The 1982 me probably would have had to think twice (I hated Love You Live when a friend would play it) but probably would have ended up going. I did go see them in the 1989 on the Steel Wheels tour at Arrowhead in Kansas City. I remember Living Color opened up for them and that’s about it.
I turn down a lot of stadium shows now — U2, Springsteen, ugh. I don’t need that now, but in 1982 — it was still a novelty to me.
I voted guilty. I would think even a bad Stones show would still have some entertainment value, even if it allowed to flaunt your snobbery from the 2nd row.
I had a similar (but lesser) moment in college. Our friend Wallace urged me to join him at a small club to see Gang of Four.
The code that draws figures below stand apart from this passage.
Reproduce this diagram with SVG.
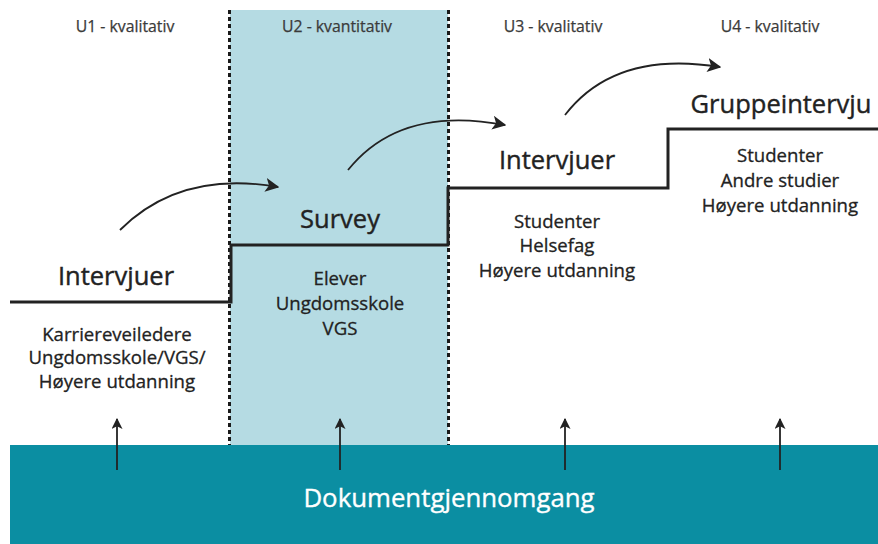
<svg xmlns="http://www.w3.org/2000/svg" width="878" height="544" viewBox="0 0 878 544">
<defs>
<style>
.hdr{font-family:"Open Sans","Noto Sans",sans-serif;font-size:15.8px;fill:#3a3a3a;stroke:#3a3a3a;stroke-width:0.25;text-anchor:middle}
.ttl{font-family:"Open Sans","Noto Sans",sans-serif;font-size:25.5px;fill:#222;stroke:#222;stroke-width:0.4;text-anchor:middle}
.sub{font-family:"Open Sans","Noto Sans",sans-serif;font-size:18.6px;fill:#222;stroke:#222;stroke-width:0.3;text-anchor:middle}
.base{font-family:"Open Sans","Noto Sans",sans-serif;font-size:25.8px;fill:#fff;stroke:#fff;stroke-width:0.35;text-anchor:middle}
.step{fill:none;stroke:#222;stroke-width:3}
.dash{fill:none;stroke:#1a1a1a;stroke-width:3;stroke-dasharray:4 3}
.arr{fill:none;stroke:#222;stroke-width:1.8}
</style>
<marker id="ah" viewBox="0 0 10 10" refX="9" refY="5" markerWidth="11" markerHeight="11" markerUnits="userSpaceOnUse" orient="auto">
<path d="M0,0 L10,5 L0,10 L2.5,5 Z" fill="#222"/>
</marker>
<marker id="ah2" viewBox="0 0 10 10" refX="9" refY="5" markerWidth="14" markerHeight="14" markerUnits="userSpaceOnUse" orient="auto">
<path d="M0,0 L10,5 L0,10 L2.5,5 Z" fill="#222"/>
</marker>
</defs>
<rect width="878" height="544" fill="#fff"/>
<g id="band-u2">
<rect x="230" y="10" width="218" height="435" fill="#b5dbe3"/>
</g>
<g id="base">
<rect x="10" y="445" width="868" height="99" fill="#0b8ea2"/>
<text class="base" x="449" y="507">Dokumentgjennomgang</text>
</g>
<g id="dividers">
<line class="dash" x1="229.5" y1="10" x2="229.5" y2="445"/>
<line class="dash" x1="448.5" y1="10" x2="448.5" y2="445"/>
</g>
<g id="steps">
<path class="step" d="M10,302 H231 V245 H448 V188 H668 V129 H878"/>
</g>
<g id="u1">
<text class="hdr" x="125" y="32">U1 - kvalitativ</text>
<text class="ttl" x="116" y="285">Intervjuer</text>
<text class="sub" x="117" y="341">Karriereveiledere</text>
<text class="sub" x="117" y="364">Ungdomsskole/VGS/</text>
<text class="sub" x="117" y="388">Høyere utdanning</text>
</g>
<g id="u2">
<text class="hdr" x="337" y="32">U2 - kvantitativ</text>
<text class="ttl" x="340" y="228">Survey</text>
<text class="sub" x="340" y="285">Elever</text>
<text class="sub" x="340" y="310">Ungdomsskole</text>
<text class="sub" x="340" y="335">VGS</text>
</g>
<g id="u3">
<text class="hdr" x="553" y="32">U3 - kvalitativ</text>
<text class="ttl" x="557" y="169">Intervjuer</text>
<text class="sub" x="557" y="228">Studenter</text>
<text class="sub" x="557" y="252">Helsefag</text>
<text class="sub" x="557" y="277">Høyere utdanning</text>
</g>
<g id="u4">
<text class="hdr" x="770" y="32">U4 - kvalitativ</text>
<text class="ttl" x="781" y="113">Gruppeintervju</text>
<text class="sub" x="780" y="162">Studenter</text>
<text class="sub" x="780" y="187">Andre studier</text>
<text class="sub" x="780" y="212">Høyere utdanning</text>
</g>
<g id="connectors">
<path class="arr" d="M120,230 Q180,170 278,187" marker-end="url(#ah2)"/>
<path class="arr" d="M348,170 Q400,105 505,125" marker-end="url(#ah2)"/>
<path class="arr" d="M565,115 Q615,50 720,67" marker-end="url(#ah2)"/>
<line class="arr" x1="117" y1="470" x2="117" y2="419" marker-end="url(#ah)"/>
<line class="arr" x1="340" y1="470" x2="340" y2="419" marker-end="url(#ah)"/>
<line class="arr" x1="565" y1="470" x2="565" y2="419" marker-end="url(#ah)"/>
<line class="arr" x1="780" y1="470" x2="780" y2="419" marker-end="url(#ah)"/>
</g>
</svg>
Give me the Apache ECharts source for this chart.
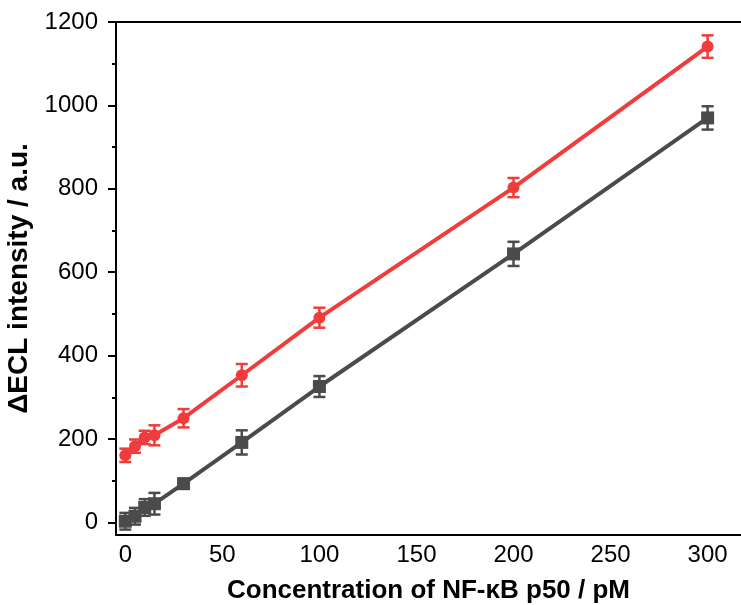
<!DOCTYPE html>
<html>
<head>
<meta charset="utf-8">
<title>ΔECL intensity vs NF-κB p50 concentration</title>
<script src="https://cdn.jsdelivr.net/npm/echarts@6/dist/echarts.min.js"></script>
<style>
  html, body { margin: 0; padding: 0; background: #fff; }
  #chart { width: 741px; height: 605px; }
</style>
</head>
<body>
<div id="chart"></div>
<script>
// NF-κB p50 concentrations (pM)
const concentrations = [0, 5, 10, 15, 30, 60, 100, 200, 300];

// Upper series (red circles): mean ΔECL intensity and error
const redValues = [161, 183, 204, 209, 250, 353, 491, 803, 1141];
const redErrors = [16, 16, 16, 24, 22, 27, 24, 23, 27];

// Lower series (dark grey squares): mean ΔECL intensity and error
const greyValues = [3, 15, 36, 45, 93, 192, 326, 644, 970];
const greyErrors = [20, 20, 20, 26, 12, 29, 25, 29, 28];

// Axis tick values
const xTickValues = [0, 50, 100, 150, 200, 250, 300];
const yMajorTicks = [0, 200, 400, 600, 800, 1000, 1200];
const yMinorTicks = [100, 300, 500, 700, 900, 1100];

const RED = '#F03C3C';
const GREY = '#4B4B4B';
const FONT = "'Liberation Sans', Arial, sans-serif";

const X_MIN = -4.8, X_MAX = 317.2;
const Y_MIN = -30, Y_MAX = 1200;

function pairs(xs, ys) { return xs.map((x, i) => [x, ys[i]]); }
function triples(xs, ys, es) { return xs.map((x, i) => [x, ys[i], es[i]]); }

function errorBars(color) {
  return function (params, api) {
    const x = api.value(0), y = api.value(1), e = api.value(2);
    const top = api.coord([x, y + e]);
    const bot = api.coord([x, y - e]);
    const half = 6;
    const style = { stroke: color, lineWidth: 2.5 };
    return {
      type: 'group',
      children: [
        { type: 'line', shape: { x1: top[0], y1: top[1], x2: bot[0], y2: bot[1] }, style },
        { type: 'line', shape: { x1: top[0] - half, y1: top[1], x2: top[0] + half, y2: top[1] }, style },
        { type: 'line', shape: { x1: bot[0] - half, y1: bot[1], x2: bot[0] + half, y2: bot[1] }, style }
      ]
    };
  };
}

const plain = (v) => String(v);

const chart = echarts.init(document.getElementById('chart'), null, { renderer: 'canvas' });

const baseAxisLine = { show: true, onZero: false, lineStyle: { color: '#000', width: 2 } };

chart.setOption({
  animation: false,
  backgroundColor: '#fff',
  grid: {
    left: 116, top: 22, right: 0, bottom: 70,
    containLabel: false, outerBoundsMode: 'none', show: false
  },
  xAxis: [
    {
      type: 'value', min: X_MIN, max: X_MAX,
      axisLine: baseAxisLine,
      axisTick: { show: false },
      splitLine: { show: false },
      axisLabel: {
        customValues: xTickValues, formatter: plain,
        fontFamily: FONT, fontSize: 24, color: '#000', margin: 8
      },
      name: 'Concentration of NF-κB p50 / pM',
      nameLocation: 'middle', nameGap: 43,
      nameTextStyle: { fontFamily: FONT, fontSize: 26, fontWeight: 'bold', color: '#000' }
    },
    {
      // top frame line
      type: 'value', min: X_MIN, max: X_MAX, position: 'top',
      axisLine: baseAxisLine,
      axisTick: { show: false },
      axisLabel: { show: false },
      splitLine: { show: false }
    }
  ],
  yAxis: [
    {
      type: 'value', min: Y_MIN, max: Y_MAX,
      axisLine: baseAxisLine,
      axisTick: { show: true, inside: false, length: 8, customValues: yMajorTicks, lineStyle: { color: '#000', width: 2 } },
      splitLine: { show: false },
      axisLabel: {
        customValues: yMajorTicks, formatter: plain,
        fontFamily: FONT, fontSize: 24, color: '#000', margin: 18
      },
      name: 'ΔECL intensity / a.u.',
      nameLocation: 'middle', nameGap: 75,
      nameTextStyle: { fontFamily: FONT, fontSize: 28, fontWeight: 'bold', color: '#000' }
    },
    {
      // minor ticks
      type: 'value', min: Y_MIN, max: Y_MAX, position: 'left', offset: 0,
      axisLine: { show: false, onZero: false },
      axisTick: { show: true, inside: false, length: 4, customValues: yMinorTicks, lineStyle: { color: '#000', width: 2 } },
      axisLabel: { show: false },
      splitLine: { show: false }
    }
  ],
  series: [
    {
      type: 'custom', name: 'grey error', renderItem: errorBars(GREY),
      data: triples(concentrations, greyValues, greyErrors),
      encode: { x: 0, y: 1 }, z: 3
    },
    {
      type: 'line', name: 'grey', data: pairs(concentrations, greyValues),
      symbol: 'rect', symbolSize: 13,
      itemStyle: { color: GREY }, lineStyle: { color: GREY, width: 4 }, z: 2
    },
    {
      type: 'custom', name: 'red error', renderItem: errorBars(RED),
      data: triples(concentrations, redValues, redErrors),
      encode: { x: 0, y: 1 }, z: 3
    },
    {
      type: 'line', name: 'red', data: pairs(concentrations, redValues),
      symbol: 'circle', symbolSize: 12,
      itemStyle: { color: RED }, lineStyle: { color: RED, width: 4 }, z: 2
    }
  ]
});
</script>
</body>
</html>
But at that time they had ditched their drummer and I was appalled at the prospect of seeing them with a drum machine. Of course, they had brought along a real drummer and apparently they were awesome. It’s the one show I regret to this day. My snobbishness got the best of me.
Too cool, Mod, get over yourself. I saw that tour in Philly (opening show of the tour, I think). It was a huge deal for us as seniors in High School to take a “college visitation day” and see the Stones. Good show, memories a little fuzzy.
I have posted here before about seeing The Who on the ridiculous Tommy tour from the 5th or 6th row. Just to be that close to it was kind of amazing. Bittman sez “even if they were second row seats…they aren’t playing to the second row at a stadium show”. True, it is like being an ant. An ant ONSTAGE!
I sure attended more than my share of Nets games with the G-man back in the day…
Sorry Mr. Mod, I had to go with the guilty vote. Although not on the top of your list at the time, the event itself, and hanging out with the frat brothers would have been a party opportunity I would not have missed. In a semi similar situation I have to confess to attending a “Clash” show on their final tour in support of the “mush” album Cut The Crap. Had a great time, had no other Clash show to compare it to, and the show and energy itself was top notch for what it was.
So how about a thread for: Shows I almost did not go to but was glad I did!